## Exercise
Every line below should be copied exactly; drop the pictures.

━━ Data block ━━

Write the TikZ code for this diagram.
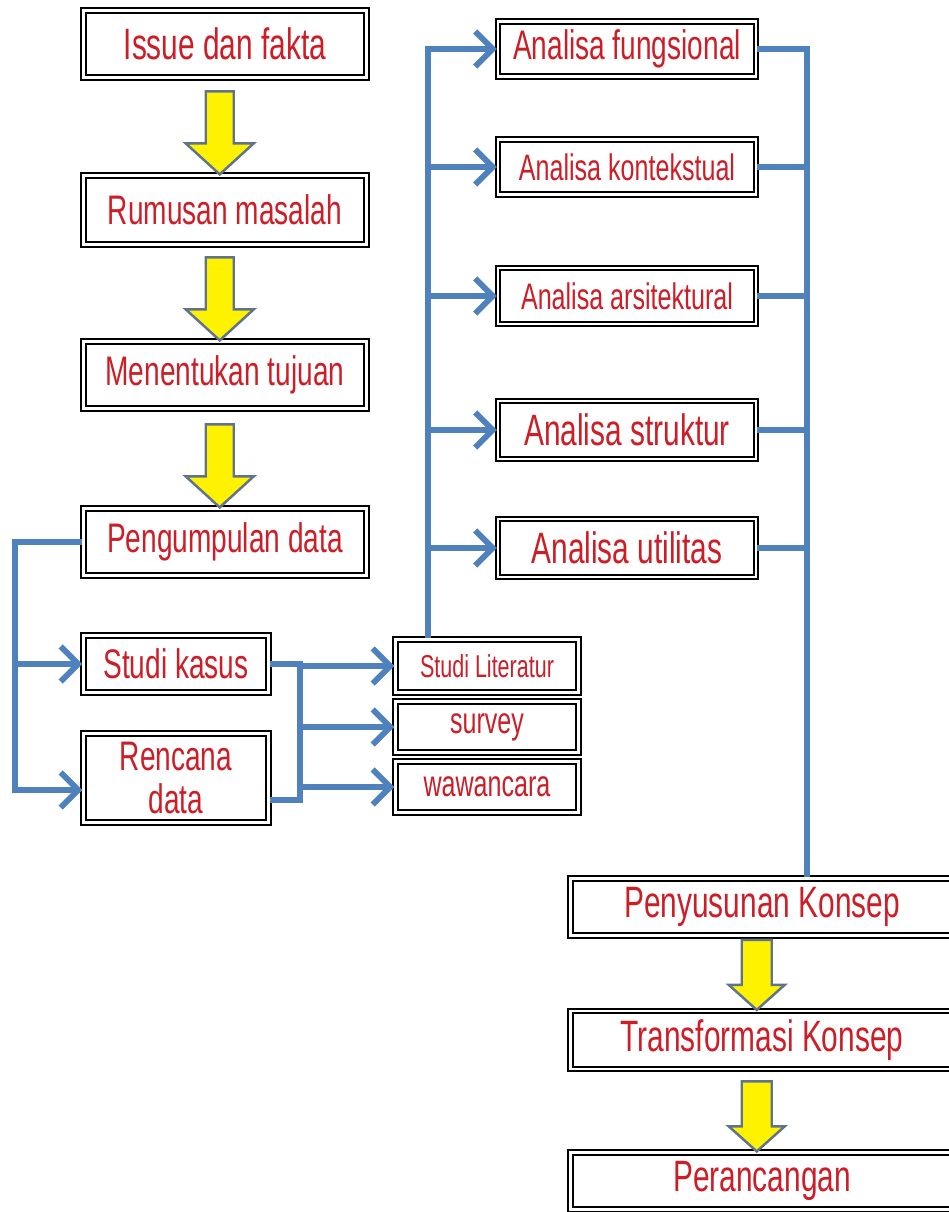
\documentclass[tikz,border=0pt]{standalone}
\usepackage{fontspec}
\setmainfont[FakeStretch=0.68]{Liberation Sans}
\usetikzlibrary{arrows.meta,calc}
\definecolor{textred}{RGB}{205,30,40}
\definecolor{linkblue}{RGB}{79,129,189}
\definecolor{arrowedge}{RGB}{95,115,140}

\begin{document}
\begin{tikzpicture}[x=0.02cm,y=-0.02cm]
        \tikzstyle{every node}=[font=\fontsize{24}{24}\selectfont]
        \tikzstyle{box}=[draw=black, double=white, line width=1.3pt, double distance=1.3pt, fill=white, text=textred, align=center, inner sep=0pt]
        \tikzstyle{leftbox}=[box, minimum width=5.66cm, minimum height=1.34cm]
        \tikzstyle{midbox}=[box, minimum width=3.7cm]
        \tikzstyle{databox}=[box, minimum width=3.66cm]
        \tikzstyle{anabox}=[box, minimum width=5.16cm]
        \tikzstyle{conbox}=[box, minimum width=7.66cm]
        \tikzstyle{bigtext}=[font=\fontsize{25}{25}\selectfont]
        \tikzstyle{midtext}=[font=\fontsize{23.5}{24}\selectfont]
        \tikzstyle{smalltext}=[font=\fontsize{21}{21}\selectfont]
        \tikzstyle{tinytext}=[font=\fontsize{18}{18}\selectfont]
        \tikzstyle{bus}=[draw=linkblue, line width=3.3pt]
        \tikzstyle{feed}=[bus, -{Straight Barb[length=10pt,width=20pt]}]
        \tikzstyle{yarrow}=[draw=arrowedge, fill=yellow, line width=1.4pt]

        \useasboundingbox (0,0) rectangle (948,1212);

        \node[leftbox, bigtext] (issue) at (225,44) {Issue dan fakta};
        \node[leftbox, midtext, minimum height=1.38cm] (rumusan) at (225,210) {Rumusan masalah};
        \node[leftbox, midtext] (tujuan) at (225,375) {Menentukan tujuan};
        \node[leftbox, midtext] (kumpul) at (225,542) {Pengumpulan data};

        \node[midbox, midtext, minimum height=1.14cm] (kasus) at (176,664) {Studi kasus};
        \node[midbox, midtext, minimum height=1.78cm] (rencana) at (176,778) {Rencana\\data};

        \node[databox, tinytext, minimum height=1.06cm] (literatur) at (487,666) {Studi Literatur};
        \node[databox, smalltext, minimum height=1.02cm] (survey) at (487,727) {survey};
        \node[databox, smalltext, minimum height=1.02cm] (wawancara) at (487,787) {wawancara};

        \node[anabox, midtext, minimum height=1.1cm] (fungsional) at (627,49) {Analisa fungsional};
        \node[anabox, smalltext, minimum height=1.1cm] (kontekstual) at (627,167) {Analisa kontekstual};
        \node[anabox, smalltext, minimum height=1.12cm] (arsitektural) at (627,296) {Analisa arsitektural};
        \node[anabox, bigtext, minimum height=1.16cm] (struktur) at (627,430) {Analisa struktur};
        \node[anabox, bigtext, minimum height=1.16cm] (utilitas) at (627,548) {Analisa utilitas};

        \node[conbox, bigtext, minimum height=1.14cm] (penyusun) at (762,907) {Penyusunan Konsep};
        \node[conbox, bigtext, minimum height=1.16cm] (transformasi) at (762,1040) {Transformasi Konsep};
        \node[conbox, bigtext, minimum height=1.14cm] (perancangan) at (762,1181) {Perancangan};

        \coordinate (lbus) at (15,0);
        \coordinate (mbus) at (300,0);
        \coordinate (abus) at (428,0);
        \coordinate (rbus) at (807,0);
        \coordinate (rin) at ($(rencana.west)+(0,12)$);
        \coordinate (rout) at ($(rencana.east)+(0,22)$);

        \draw[yarrow] ([xshift=-3pt]rumusan.north) -- ++(-34,-31) -- ++(20,0) -- ++(0,-52) -- ++(28,0) -- ++(0,52) -- ++(20,0) -- cycle;
        \draw[yarrow] ([xshift=-3pt]tujuan.north) -- ++(-34,-31) -- ++(20,0) -- ++(0,-52) -- ++(28,0) -- ++(0,52) -- ++(20,0) -- cycle;
        \draw[yarrow] ([xshift=-3pt]kumpul.north) -- ++(-34,-31) -- ++(20,0) -- ++(0,-52) -- ++(28,0) -- ++(0,52) -- ++(20,0) -- cycle;
        \draw[yarrow] ([xshift=-3pt]transformasi.north) -- ++(-28,-25) -- ++(13,0) -- ++(0,-45) -- ++(30,0) -- ++(0,45) -- ++(13,0) -- cycle;
        \draw[yarrow] ([xshift=-3pt]perancangan.north) -- ++(-28,-25) -- ++(13,0) -- ++(0,-45) -- ++(30,0) -- ++(0,45) -- ++(13,0) -- cycle;

        \draw[feed] (kumpul.west) -| (lbus |- rin) -- (rin);
        \draw[feed] (lbus |- kasus.west) -- (kasus.west);

        \draw[bus] (kasus.east) -| (mbus |- rout) -- (rout);
        \draw[feed] (mbus |- literatur.west) -- (literatur.west);
        \draw[feed] (mbus |- survey.west) -- (survey.west);
        \draw[feed] (mbus |- wawancara.west) -- (wawancara.west);

        \draw[feed] (abus |- literatur.north) |- (fungsional.west);
        \draw[feed] (abus |- kontekstual.west) -- (kontekstual.west);
        \draw[feed] (abus |- arsitektural.west) -- (arsitektural.west);
        \draw[feed] (abus |- struktur.west) -- (struktur.west);
        \draw[feed] (abus |- utilitas.west) -- (utilitas.west);

        \draw[bus] (fungsional.east) -| (rbus |- penyusun.north);
        \draw[bus] (kontekstual.east) -- (rbus |- kontekstual.east);
        \draw[bus] (arsitektural.east) -- (rbus |- arsitektural.east);
        \draw[bus] (struktur.east) -- (rbus |- struktur.east);
        \draw[bus] (utilitas.east) -- (rbus |- utilitas.east);
\end{tikzpicture}
\end{document}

━━━

## The reply
Write the TikZ code for this diagram.
\documentclass[tikz,border=0pt]{standalone}
\usepackage{fontspec}
\setmainfont[FakeStretch=0.68]{Liberation Sans}
\usetikzlibrary{arrows.meta,calc}
\definecolor{textred}{RGB}{205,30,40}
\definecolor{linkblue}{RGB}{79,129,189}
\definecolor{arrowedge}{RGB}{95,115,140}

\begin{document}
\begin{tikzpicture}[x=0.02cm,y=-0.02cm]
        \tikzstyle{every node}=[font=\fontsize{24}{24}\selectfont]
        \tikzstyle{box}=[draw=black, double=white, line width=1.3pt, double distance=1.3pt, fill=white, text=textred, align=center, inner sep=0pt]
        \tikzstyle{leftbox}=[box, minimum width=5.66cm, minimum height=1.34cm]
        \tikzstyle{midbox}=[box, minimum width=3.7cm]
        \tikzstyle{databox}=[box, minimum width=3.66cm]
        \tikzstyle{anabox}=[box, minimum width=5.16cm]
        \tikzstyle{conbox}=[box, minimum width=7.66cm]
        \tikzstyle{bigtext}=[font=\fontsize{25}{25}\selectfont]
        \tikzstyle{midtext}=[font=\fontsize{23.5}{24}\selectfont]
        \tikzstyle{smalltext}=[font=\fontsize{21}{21}\selectfont]
        \tikzstyle{tinytext}=[font=\fontsize{18}{18}\selectfont]
        \tikzstyle{bus}=[draw=linkblue, line width=3.3pt]
        \tikzstyle{feed}=[bus, -{Straight Barb[length=10pt,width=20pt]}]
        \tikzstyle{yarrow}=[draw=arrowedge, fill=yellow, line width=1.4pt]

        \useasboundingbox (0,0) rectangle (948,1212);

        \node[leftbox, bigtext] (issue) at (225,44) {Issue dan fakta};
        \node[leftbox, midtext, minimum height=1.38cm] (rumusan) at (225,210) {Rumusan masalah};
        \node[leftbox, midtext] (tujuan) at (225,375) {Menentukan tujuan};
        \node[leftbox, midtext] (kumpul) at (225,542) {Pengumpulan data};

        \node[midbox, midtext, minimum height=1.14cm] (kasus) at (176,664) {Studi kasus};
        \node[midbox, midtext, minimum height=1.78cm] (rencana) at (176,778) {Rencana\\data};

        \node[databox, tinytext, minimum height=1.06cm] (literatur) at (487,666) {Studi Literatur};
        \node[databox, smalltext, minimum height=1.02cm] (survey) at (487,727) {survey};
        \node[databox, smalltext, minimum height=1.02cm] (wawancara) at (487,787) {wawancara};

        \node[anabox, midtext, minimum height=1.1cm] (fungsional) at (627,49) {Analisa fungsional};
        \node[anabox, smalltext, minimum height=1.1cm] (kontekstual) at (627,167) {Analisa kontekstual};
        \node[anabox, smalltext, minimum height=1.12cm] (arsitektural) at (627,296) {Analisa arsitektural};
        \node[anabox, bigtext, minimum height=1.16cm] (struktur) at (627,430) {Analisa struktur};
        \node[anabox, bigtext, minimum height=1.16cm] (utilitas) at (627,548) {Analisa utilitas};

        \node[conbox, bigtext, minimum height=1.14cm] (penyusun) at (762,907) {Penyusunan Konsep};
        \node[conbox, bigtext, minimum height=1.16cm] (transformasi) at (762,1040) {Transformasi Konsep};
        \node[conbox, bigtext, minimum height=1.14cm] (perancangan) at (762,1181) {Perancangan};

        \coordinate (lbus) at (15,0);
        \coordinate (mbus) at (300,0);
        \coordinate (abus) at (428,0);
        \coordinate (rbus) at (807,0);
        \coordinate (rin) at ($(rencana.west)+(0,12)$);
        \coordinate (rout) at ($(rencana.east)+(0,22)$);

        \draw[yarrow] ([xshift=-3pt]rumusan.north) -- ++(-34,-31) -- ++(20,0) -- ++(0,-52) -- ++(28,0) -- ++(0,52) -- ++(20,0) -- cycle;
        \draw[yarrow] ([xshift=-3pt]tujuan.north) -- ++(-34,-31) -- ++(20,0) -- ++(0,-52) -- ++(28,0) -- ++(0,52) -- ++(20,0) -- cycle;
        \draw[yarrow] ([xshift=-3pt]kumpul.north) -- ++(-34,-31) -- ++(20,0) -- ++(0,-52) -- ++(28,0) -- ++(0,52) -- ++(20,0) -- cycle;
        \draw[yarrow] ([xshift=-3pt]transformasi.north) -- ++(-28,-25) -- ++(13,0) -- ++(0,-45) -- ++(30,0) -- ++(0,45) -- ++(13,0) -- cycle;
        \draw[yarrow] ([xshift=-3pt]perancangan.north) -- ++(-28,-25) -- ++(13,0) -- ++(0,-45) -- ++(30,0) -- ++(0,45) -- ++(13,0) -- cycle;

        \draw[feed] (kumpul.west) -| (lbus |- rin) -- (rin);
        \draw[feed] (lbus |- kasus.west) -- (kasus.west);

        \draw[bus] (kasus.east) -| (mbus |- rout) -- (rout);
        \draw[feed] (mbus |- literatur.west) -- (literatur.west);
        \draw[feed] (mbus |- survey.west) -- (survey.west);
        \draw[feed] (mbus |- wawancara.west) -- (wawancara.west);

        \draw[feed] (abus |- literatur.north) |- (fungsional.west);
        \draw[feed] (abus |- kontekstual.west) -- (kontekstual.west);
        \draw[feed] (abus |- arsitektural.west) -- (arsitektural.west);
        \draw[feed] (abus |- struktur.west) -- (struktur.west);
        \draw[feed] (abus |- utilitas.west) -- (utilitas.west);

        \draw[bus] (fungsional.east) -| (rbus |- penyusun.north);
        \draw[bus] (kontekstual.east) -- (rbus |- kontekstual.east);
        \draw[bus] (arsitektural.east) -- (rbus |- arsitektural.east);
        \draw[bus] (struktur.east) -- (rbus |- struktur.east);
        \draw[bus] (utilitas.east) -- (rbus |- utilitas.east);
\end{tikzpicture}
\end{document}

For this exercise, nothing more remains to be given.